Using Color Psychology In Your Branding (+ a free tip sheet!)
Color and its significance have been studied for many, many years. Studies have shown that people humans feel differently about the same logo, based on what color it is displayed in. While cultural differences and our own personal life experiences can affect these reactions, there is still a basic understanding behind certain colors that are important to know when choosing the right colors for your brand.
Today I want to explain the psychology behind color so that you can make the right choices for your brand color scheme. I’ve also created a free tip sheet that you can download, save, or print out so that you can reference it at any time. I hope it’s helpful for you!
Blue is typically perceived as a calm, trustworthy color. Companies use it to emphasize stability and to create trust with their consumers. It’s popular among social media sites, corporations, and air/water/sea companies. It’s believed to suppress appetite, so you probably want to steer clear if you are in the food industry.
Green is the color of nature and represents balance, growth, wealth, and serenity. It also promotes positivity. Darker greens relate more to wealth and growth, while lighter greens are more calming.
Yellow is a bright, energetic color. It represents cheerfulness, happiness, and positivity. It also grabs attention easily (this is why taxi cabs are yellow). It works for all ages, and it's believed to stimulate appetite. Go for it, restaurateurs!

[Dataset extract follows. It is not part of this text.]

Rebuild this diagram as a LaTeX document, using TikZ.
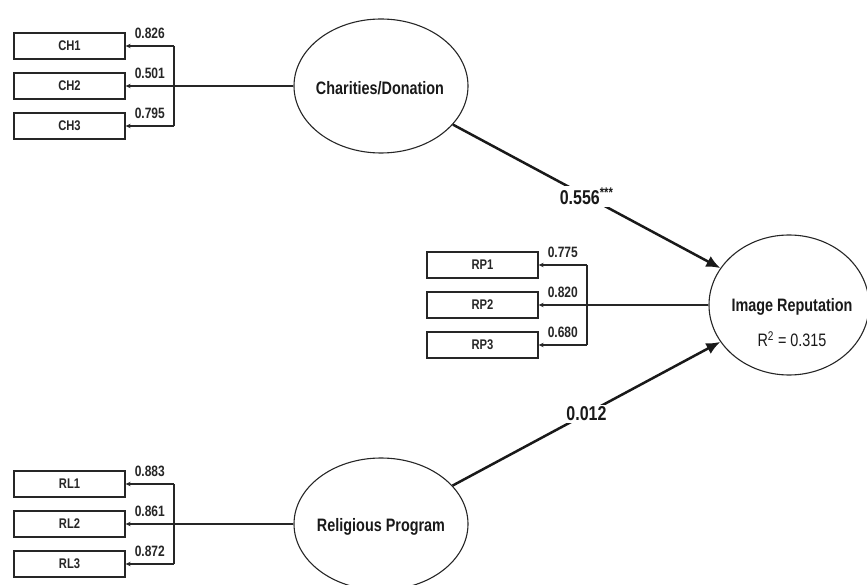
\documentclass[tikz,border=0pt]{standalone}
\usepackage{fontspec}
\setmainfont{Liberation Sans}[FakeStretch=0.8]
\usetikzlibrary{shapes.geometric,arrows.meta}
\begin{document}
\begin{tikzpicture}[x=1pt,y=-1pt,
  lat/.style={ellipse, draw=black!85, line width=1.1pt, inner sep=0pt},
  ind/.style={rectangle, draw=black!85, line width=1.3pt, minimum width=111pt, minimum height=26pt, inner sep=0pt, font=\bfseries\fontsize{14}{14}\selectfont, text=black!85},
  bar/.style={draw=black!85, line width=1.1pt},
  load/.style={draw=black!85, line width=1.1pt, -{Stealth[length=5pt,width=4.5pt]}},
  ldlab/.style={font=\bfseries\fontsize{15}{15}\selectfont, above=6pt, inner sep=1pt, text=black!85},
  pathar/.style={draw=black!90, line width=2.5pt, -{Latex[length=14pt,width=12pt]}},
  plab/.style={fill=white, font=\bfseries\fontsize{20}{20}\selectfont, inner sep=2pt, text=black!90},
  lattext/.style={font=\bfseries\fontsize{18}{18}\selectfont, text=black!90}
]
\useasboundingbox (0,0) rectangle (867,585);

% latent variables
\node[lat, minimum width=174pt, minimum height=134pt] (ch) at (381,86) {};
\node[lattext] (cht) at (380,88) {Charities/Donation};
\node[lat, minimum width=174pt, minimum height=132pt] (rl) at (381,524) {};
\node[lattext] (rlt) at (381,527) {Religious Program};
\node[lat, minimum width=160pt, minimum height=140pt] (ir) at (789,305) {};
\node[lattext] (irt) at (792,307) {Image Reputation};
\node[font=\fontsize{18}{18}\selectfont, text=black!90] (irr) at (792,339) {R\textsuperscript{2} = 0.315};

% indicators
\node[ind] (ch1) at (69.5,46) {CH1};
\node[ind] (ch2) at (69.5,86) {CH2};
\node[ind] (ch3) at (69.5,126) {CH3};
\node[ind] (rp1) at (482.5,265) {RP1};
\node[ind] (rp2) at (482.5,305) {RP2};
\node[ind] (rp3) at (482.5,345) {RP3};
\node[ind] (rl1) at (69.5,484) {RL1};
\node[ind] (rl2) at (69.5,524) {RL2};
\node[ind] (rl3) at (69.5,564) {RL3};

% Charities loadings
\coordinate (chb) at (174,86);
\draw[load] (ch.west) -- (ch2.east);
\draw[bar] (ch1.east -| chb) -- (ch3.east -| chb);
\draw[load] (ch1.east -| chb) -- node[ldlab]{0.826} (ch1.east);
\path (chb) -- node[ldlab]{0.501} (ch2.east);
\draw[load] (ch3.east -| chb) -- node[ldlab]{0.795} (ch3.east);

% Image reputation loadings
\coordinate (rpb) at (587,305);
\draw[load] (ir.west) -- (rp2.east);
\draw[bar] (rp1.east -| rpb) -- (rp3.east -| rpb);
\draw[load] (rp1.east -| rpb) -- node[ldlab]{0.775} (rp1.east);
\path (rpb) -- node[ldlab]{0.820} (rp2.east);
\draw[load] (rp3.east -| rpb) -- node[ldlab]{0.680} (rp3.east);

% Religious loadings
\coordinate (rlb) at (174,524);
\draw[load] (rl.west) -- (rl2.east);
\draw[bar] (rl1.east -| rlb) -- (rl3.east -| rlb);
\draw[load] (rl1.east -| rlb) -- node[ldlab]{0.883} (rl1.east);
\path (rlb) -- node[ldlab]{0.861} (rl2.east);
\draw[load] (rl3.east -| rlb) -- node[ldlab]{0.872} (rl3.east);

% structural paths
\draw[pathar] (ch) -- node[plab]{0.556\textsuperscript{***}} (ir);
\draw[pathar] (rl) -- node[plab]{0.012} (ir);
\end{tikzpicture}
\end{document}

Orange represents energy. It’s a fun, inviting, and playful color. It’s perceived as less overpowering than red, so it’s a great color to use for high-energy brands. Like yellow, it’s associated with happiness.

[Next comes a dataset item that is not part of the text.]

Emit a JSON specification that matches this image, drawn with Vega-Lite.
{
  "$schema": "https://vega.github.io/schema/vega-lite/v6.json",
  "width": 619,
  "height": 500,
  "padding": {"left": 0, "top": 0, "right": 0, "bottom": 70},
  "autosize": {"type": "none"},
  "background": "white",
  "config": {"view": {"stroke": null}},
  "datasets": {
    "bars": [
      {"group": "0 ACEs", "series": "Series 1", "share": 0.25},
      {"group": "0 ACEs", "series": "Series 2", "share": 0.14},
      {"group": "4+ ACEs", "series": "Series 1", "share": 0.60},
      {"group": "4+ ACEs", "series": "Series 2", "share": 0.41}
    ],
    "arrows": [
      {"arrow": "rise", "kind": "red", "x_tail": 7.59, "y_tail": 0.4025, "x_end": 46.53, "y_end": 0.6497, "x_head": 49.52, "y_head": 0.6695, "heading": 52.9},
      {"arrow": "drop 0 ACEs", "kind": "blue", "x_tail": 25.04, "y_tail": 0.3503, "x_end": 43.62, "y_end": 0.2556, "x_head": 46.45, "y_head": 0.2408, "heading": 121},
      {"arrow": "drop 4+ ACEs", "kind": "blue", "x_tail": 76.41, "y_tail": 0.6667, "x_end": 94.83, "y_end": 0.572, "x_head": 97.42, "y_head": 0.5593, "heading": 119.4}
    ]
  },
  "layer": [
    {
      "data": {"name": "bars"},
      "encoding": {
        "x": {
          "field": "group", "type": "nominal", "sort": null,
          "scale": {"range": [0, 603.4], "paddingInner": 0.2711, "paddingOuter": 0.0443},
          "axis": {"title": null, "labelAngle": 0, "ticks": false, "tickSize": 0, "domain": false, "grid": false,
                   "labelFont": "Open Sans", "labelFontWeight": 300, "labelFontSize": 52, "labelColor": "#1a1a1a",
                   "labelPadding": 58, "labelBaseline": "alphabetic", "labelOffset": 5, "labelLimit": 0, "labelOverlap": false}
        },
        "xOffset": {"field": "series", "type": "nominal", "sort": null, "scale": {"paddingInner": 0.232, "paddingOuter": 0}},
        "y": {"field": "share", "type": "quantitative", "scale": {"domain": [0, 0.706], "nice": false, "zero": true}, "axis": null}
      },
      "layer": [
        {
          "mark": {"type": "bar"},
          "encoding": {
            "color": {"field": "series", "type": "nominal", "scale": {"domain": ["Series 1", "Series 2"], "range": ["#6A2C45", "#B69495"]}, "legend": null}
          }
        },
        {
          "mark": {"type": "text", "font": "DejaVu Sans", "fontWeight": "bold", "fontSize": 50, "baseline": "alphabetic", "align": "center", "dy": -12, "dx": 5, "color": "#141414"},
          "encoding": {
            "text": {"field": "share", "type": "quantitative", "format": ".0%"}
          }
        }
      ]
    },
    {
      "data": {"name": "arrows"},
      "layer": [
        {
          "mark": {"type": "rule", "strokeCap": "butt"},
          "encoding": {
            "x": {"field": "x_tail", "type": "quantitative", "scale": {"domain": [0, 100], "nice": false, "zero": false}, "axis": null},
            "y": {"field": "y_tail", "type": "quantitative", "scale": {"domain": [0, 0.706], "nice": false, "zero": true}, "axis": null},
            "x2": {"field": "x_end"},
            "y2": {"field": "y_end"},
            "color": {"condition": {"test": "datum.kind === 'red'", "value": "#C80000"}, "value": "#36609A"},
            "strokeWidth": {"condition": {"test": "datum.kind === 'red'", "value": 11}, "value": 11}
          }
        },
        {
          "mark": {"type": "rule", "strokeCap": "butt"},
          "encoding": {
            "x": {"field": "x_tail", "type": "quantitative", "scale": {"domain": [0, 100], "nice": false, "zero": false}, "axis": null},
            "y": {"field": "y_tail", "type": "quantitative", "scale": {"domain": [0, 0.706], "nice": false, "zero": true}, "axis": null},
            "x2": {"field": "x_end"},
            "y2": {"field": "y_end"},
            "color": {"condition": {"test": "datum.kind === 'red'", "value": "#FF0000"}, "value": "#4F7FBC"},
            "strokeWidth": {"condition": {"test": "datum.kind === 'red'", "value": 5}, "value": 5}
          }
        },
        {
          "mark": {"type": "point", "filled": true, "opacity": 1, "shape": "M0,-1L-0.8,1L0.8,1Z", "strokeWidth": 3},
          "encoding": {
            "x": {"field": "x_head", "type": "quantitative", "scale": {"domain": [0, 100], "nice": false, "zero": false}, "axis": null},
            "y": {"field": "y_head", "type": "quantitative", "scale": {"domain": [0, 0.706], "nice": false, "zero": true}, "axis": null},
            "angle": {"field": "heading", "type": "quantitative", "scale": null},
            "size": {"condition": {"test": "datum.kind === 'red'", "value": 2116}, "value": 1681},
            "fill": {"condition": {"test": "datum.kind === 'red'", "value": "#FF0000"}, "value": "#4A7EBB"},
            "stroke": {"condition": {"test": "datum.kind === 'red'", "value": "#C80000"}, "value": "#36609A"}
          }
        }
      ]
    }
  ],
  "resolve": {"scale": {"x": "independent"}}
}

Red is a passionate color, the color of our blood, danger, and war. It’s a very dramatic color, and it's used to grab attention (think red clearance signs). It’s been known to raise blood pressure and stimulate appetite. It can be a very overpowering color so use it minimally.

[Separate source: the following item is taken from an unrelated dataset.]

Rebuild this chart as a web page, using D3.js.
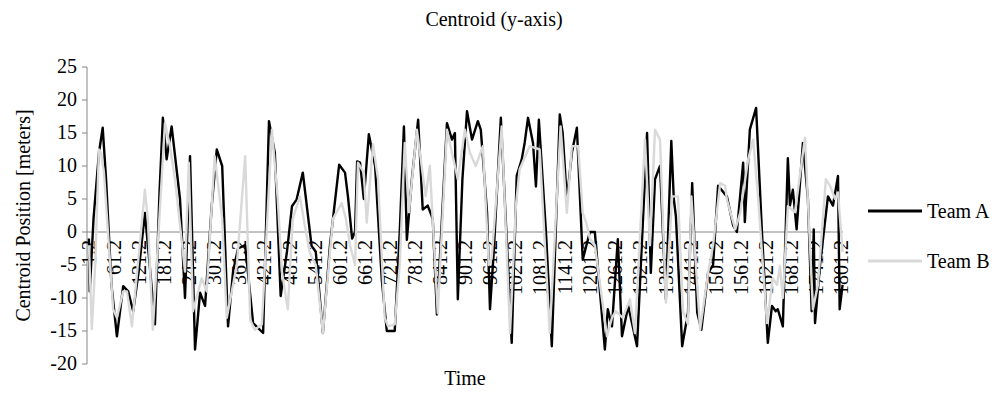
<!DOCTYPE html>
<html>
<head>
<meta charset="utf-8">
<script src="https://cdn.jsdelivr.net/npm/d3@7"></script>
</head>
<body style="margin:0">
<svg id="chart" width="995" height="393"></svg>
<script>
// category labels on the time axis
const timeTicks = [1.2, 61.2, 121.2, 181.2, 241.2, 301.2, 361.2, 421.2, 481.2, 541.2,
  601.2, 661.2, 721.2, 781.2, 841.2, 901.2, 961.2, 1021.2, 1081.2, 1141.2,
  1201.2, 1261.2, 1321.2, 1381.2, 1441.2, 1501.2, 1561.2, 1621.2, 1681.2, 1741.2, 1801.2];
const yTicks = [-20, -15, -10, -5, 0, 5, 10, 15, 20, 25];

// [time, centroid y]
const teamA = [
  [1, -1], [3, -9], [12, 2], [25, 12], [34, 15.8], [42, 8], [55, -8], [68, -15.8], [83, -8.2], [95, -9],
  [107, -12], [120, -6], [135, 2.9], [145, -4], [159, -14], [170, 6], [178, 17.3], [187, 11], [199, 16],
  [219, 5], [231, -10], [243, 11.5], [255, -17.8], [267, -9.2], [279, -11.2], [295, 4], [307, 12.5],
  [320, 10], [334, -14.3], [346, -6], [358, -2.5], [375, -2], [394, -13.8], [418, -15.3], [432, 16.8],
  [446, 12], [460, -9.7], [475, -3], [487, 3.9], [498, 4.9], [513, 9], [534, -2.1], [544, -3],
  [561, -15.3], [578, -2], [600, 10.2], [614, 9], [621, 5.4], [631, -1], [638, 0], [643, 10.7],
  [650, 10.5], [659, 5], [671, 14.8], [686, 10], [702, -7.2], [714, -15], [733, -15], [745, 0],
  [755, 16], [762, -1.2], [774, 8], [789, 17], [800, 3.4], [812, 4], [824, 2], [834, -12.5],
  [858, 16.5], [870, 14], [877, 15], [884, -10.2], [895, 8], [906, 18.3], [918, 14], [932, 16.8],
  [939, 15.5], [954, 2.9], [961, -11.7], [970, -3], [987, 17.3], [1013, -16.8], [1025, 8.5],
  [1037, 11], [1044, 13.5], [1052, 17.3], [1064, 13.5], [1071, 6.9], [1078, 17], [1095, 0],
  [1109, -17.3], [1128, 17.8], [1135, 15], [1145, 4.9], [1157, 12], [1169, 15.8], [1183, -4.2],
  [1200, 0], [1212, 0], [1236, -17.8], [1243, -11.7], [1253, -14.3], [1267, -1.1], [1277, -15.8],
  [1292, -11.2], [1313, -17.3], [1337, 15], [1346, -6.2], [1356, 8], [1368, 10], [1382, -10.2],
  [1395, 13.8], [1401, 5], [1406, 2.4], [1421, -17.3], [1435, -12.2], [1445, 7.4], [1457, -12.2],
  [1467, -14.8], [1483, -6.2], [1495, -5], [1507, 7], [1528, 5.4], [1543, 1], [1552, 0],
  [1567, 10.5], [1571, 1.5], [1583, 15.5], [1598, 18.8], [1612, 0], [1626, -16.8], [1636, -11.2],
  [1645, -12], [1650, -11.7], [1662, -14.3], [1674, 11.2], [1679, 4], [1686, 6.4], [1695, 0.4],
  [1710, 13.5], [1722, 5], [1731, -12], [1736, 0.4], [1739, -13.8], [1751, -5], [1770, 5.4],
  [1782, 4], [1794, 8.5], [1798, -11.7], [1805, -8]
];
const teamB = [
  [1, -2], [8, -14.7], [16, -5], [25, 12.5], [30, 12], [37, 9], [59, -11.7], [68, -13], [83, -9],
  [92, -9], [104, -14.3], [135, 6.4], [142, 2], [154, -14.8], [183, 16.5], [195, 13], [207, 8],
  [231, -6], [240, 10.5], [250, -12], [271, -7], [283, -9], [302, 11.5], [320, 2], [331, -13],
  [355, -5], [375, 11.5], [387, -13.3], [398, -14.8], [415, -14], [439, 15.5], [453, 5], [463, -6],
  [477, -11.7], [489, 2], [506, 5.4], [518, 0.9], [530, -3.2], [544, -5], [561, -15.3], [585, 2],
  [606, 4.4], [616, 2], [626, -2], [638, -5], [645, 10.5], [659, 9], [666, 1.4], [681, 13.3],
  [693, 8], [709, -13], [717, -14.3], [733, -14], [745, -5], [757, 13.5], [767, 3], [786, 15.5],
  [807, 5.4], [817, 10], [836, -12.3], [858, 15.5], [870, 12], [884, 8], [901, 15.5], [913, 12],
  [927, 10], [944, 13], [958, -5], [965, -4], [989, 16], [1009, -15.3], [1023, 4], [1032, 9.5],
  [1056, 13], [1080, 12.5], [1104, -15.3], [1130, 16], [1145, 2.9], [1157, 13], [1172, 13],
  [1183, 2.9], [1191, 1.5], [1200, -1], [1212, -2], [1241, -15.8], [1253, -13], [1262, -12],
  [1279, -13], [1296, -10.2], [1308, -15.3], [1332, 14], [1344, -2], [1356, 15.5], [1368, 14],
  [1382, -10.7], [1397, 5.4], [1411, 5.4], [1423, -12], [1435, -14], [1443, 5.4], [1464, -14.8],
  [1483, -6.2], [1495, -2], [1512, 7.4], [1524, 7], [1528, 4.9], [1548, 0.4], [1560, 2.9],
  [1579, 11], [1591, 14], [1603, 5], [1624, -13.8], [1638, -7], [1648, -8], [1655, -5.2],
  [1662, -10], [1674, 3.9], [1691, 3], [1715, 14.3], [1734, -11.7], [1746, -8], [1765, 8],
  [1775, 7], [1787, 5], [1794, 6], [1805, -3]
];

const FONT = 'Times New Roman';
const svg = d3.select('#chart');

function serif(sel) {
  return sel.style('font-family', FONT).style('font-size', '20px').attr('fill', '#000');
}

// titles first
serif(svg.append('text')).attr('x', 494).attr('y', 26).attr('text-anchor', 'middle')
  .text('Centroid (y-axis)');
serif(svg.append('text')).attr('x', 465).attr('y', 385).attr('text-anchor', 'middle')
  .text('Time');
serif(svg.append('text')).attr('transform', 'translate(30,215.5) rotate(-90)')
  .attr('text-anchor', 'middle').text('Centroid Position [meters]');

const x = d3.scaleLinear().domain([-3.6, 1806]).range([87, 843]);
const y = d3.scaleLinear().domain([-20, 25]).range([364, 67]);
const axisColor = '#868686';

// y axis, labels built by hand so no sans-serif group font is inherited
const yAxis = svg.append('g').attr('transform', 'translate(87,0)');
yAxis.append('line').attr('y1', y(-20)).attr('y2', y(25)).attr('stroke', axisColor);
yTicks.forEach(v => {
  yAxis.append('line').attr('x1', -5).attr('x2', 0).attr('y1', y(v)).attr('y2', y(v))
    .attr('stroke', axisColor);
  serif(yAxis.append('text')).attr('x', -10).attr('y', y(v)).attr('dy', '0.32em')
    .attr('text-anchor', 'end').text(v);
});

// category axis on zero
const xAxis = svg.append('g').attr('transform', `translate(0,${y(0)})`);
xAxis.append('line').attr('x1', x.range()[0]).attr('x2', x.range()[1]).attr('stroke', axisColor);
timeTicks.forEach(t => {
  serif(xAxis.append('text'))
    .attr('transform', `translate(${x(t)},0) rotate(-90)`)
    .attr('text-anchor', 'end').attr('x', -8).attr('dy', '0.35em')
    .text(d3.format('.1f')(t));
});

// series, Team B drawn over Team A
const line = d3.line().x(d => x(d[0])).y(d => y(d[1]));
svg.append('path').datum(teamA)
  .attr('fill', 'none').attr('stroke', '#000').attr('stroke-width', 2.4)
  .attr('stroke-linejoin', 'round').attr('d', line);
svg.append('path').datum(teamB)
  .attr('fill', 'none').attr('stroke', '#d9d9d9').attr('stroke-width', 2.4)
  .attr('stroke-linejoin', 'round').attr('d', line);

// legend
const legendNames = ['Team A', 'Team B'];
const legendColors = ['#000', '#d9d9d9'];
legendNames.forEach((name, i) => {
  const ly = 211 + i * 50;
  svg.append('line').attr('x1', 868).attr('x2', 922).attr('y1', ly).attr('y2', ly)
    .attr('stroke', legendColors[i]).attr('stroke-width', 3);
  serif(svg.append('text')).attr('x', 927).attr('y', ly).attr('dy', '0.35em').text(name);
});
</script>
</body>
</html>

Purple is the regal color of royalty. It’s very rarely found in nature. It evokes feelings of creativity, serenity, and artistry. Purple is believed to evoke feelings of nostalgia. It’s also great to use for luxury brands (specifically dark purple), while lighter purples tend to be perceived as light and feminine.
Pink is, you guessed it, considered feminine, soft, and delicate. It’s a friendly and light-hearted hue, which is great for use in bold, modern brands. Add a pop of color with bright pink and make a statement! Use it sparingly, though, because it’s a commanding color. Like purple, lighter pinks are considered more feminine and soft. But hey, it's 2017, so we say that pink can be whatever you want it to be.